The church is known for its Narnia window, which features images from C. S. Lewis's Chronicles of Narnia. It was commissioned from Sally Scott, a painter and glass engraver, and installed in the north aisle in 1991. It was bequeathed by George and Kathleen Howe (née Clark), who lived at 38 Grovelands Road in Risinghurst close to the Lewis brothers in memory of their children, William G. and Gillian Margaret, who both died young. Willie died in 1955, aged 16, and Gillian shortly after her birth in 1945. Both are buried in the churchyard.[2]
The window contains a lamp post, the word "Narnia," Glimfeather the owl, the flying horse Fledge, the sword, shield, and bottle of cordial from the story of The Lion, the Witch and the Wardrobe, the Dawn Treader, the castle Cair Paravel, Susan's horn and bow with quiver, and talking animals.

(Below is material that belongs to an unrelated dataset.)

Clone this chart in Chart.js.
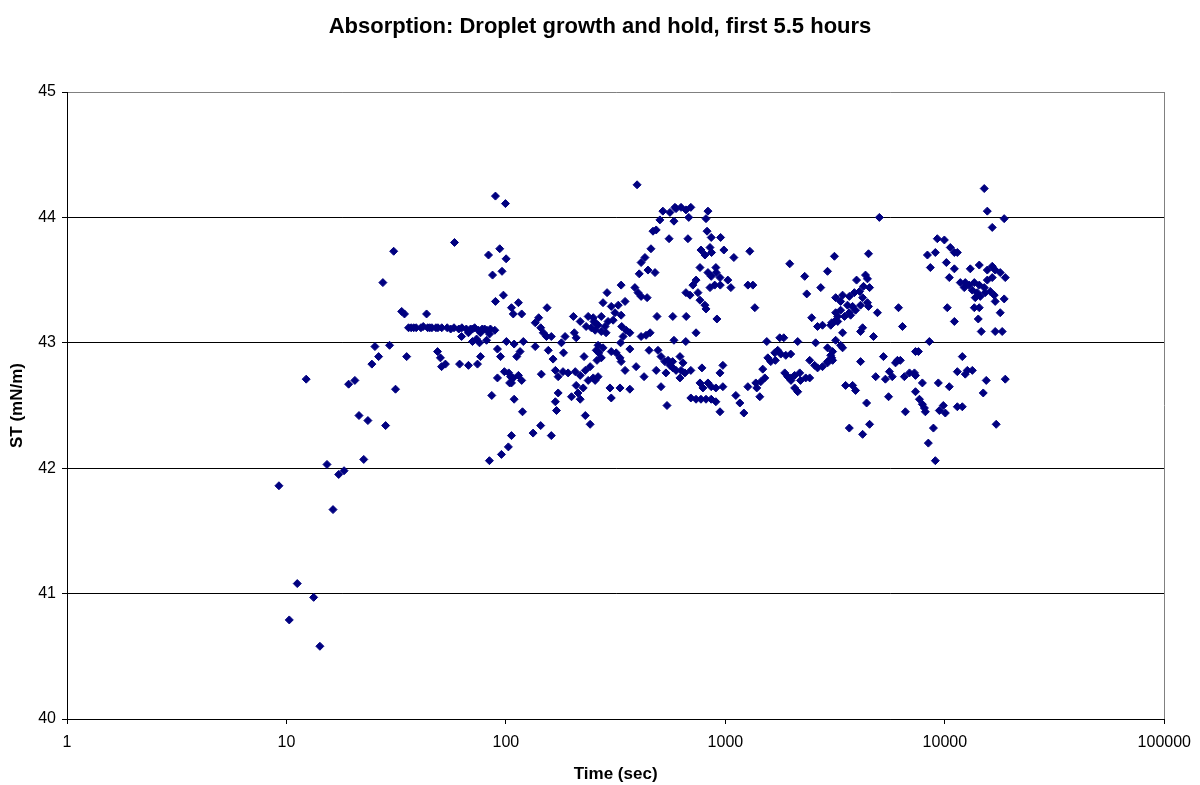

In the top left and right hand corners are the arms of John Williams, 1st Baron Williams of Thame, who founded Lord Williams's School where Willie attended at the time of his death.[3] The models for the children were local and included the opera singer Maggie Cooper, who was the girl on the horse, and Rachel Smith with the owl.[4]
Thomas Masterson (1849–51), J. James (1851–53), T. C. Browne (1853–58), Samuel Waring Mangin (1858–63), T. A. Wills (1863–64), W. R. Haverfield (1864–66), G. F. Wilgress (1866–67), Arthur Dalton (1867–70), Charles Pitman Longland (1870–91), Charles Francis Harding Johnston (1891–1916), Philip Valentine Doyne (1916–24), Wilfred Savage Thomas (1924–35), Thomas Bleiben (1935–47), Gerald C. Matthews (1947–56), Ronald E. Head (1956–90), Christopher Hewetson (1990–95), Thomas D. Honey (1995–2007), Tim Stead (2007–18) and Laura Biron-Scott from 2019.
Attached to the church is a small graveyard, particularly noted for including the grave of C. S. Lewis,[5] who died on 22 November 1963. The epitaph on his tombstone, chosen by his brother Warren Hamilton Lewis (buried in the same grave after his own death on 9 April 1973) and taken from Shakespeare's King Lear, reads "Men must endure their going hence." This quotation was the quotation on the family calendar the day the mother of Warren and Clive Lewis died, 23 August 1908.
Also notable is the grave of William Kimber, the "father of English Morris" as his tombstone reads.[6] Mrs. Janie Moore, the adopted "mother" of C. S. Lewis, who died on 12 January 1951, is also buried in the churchyard.
The churchyard contains the war graves of six British Army soldiers of World War I.[7]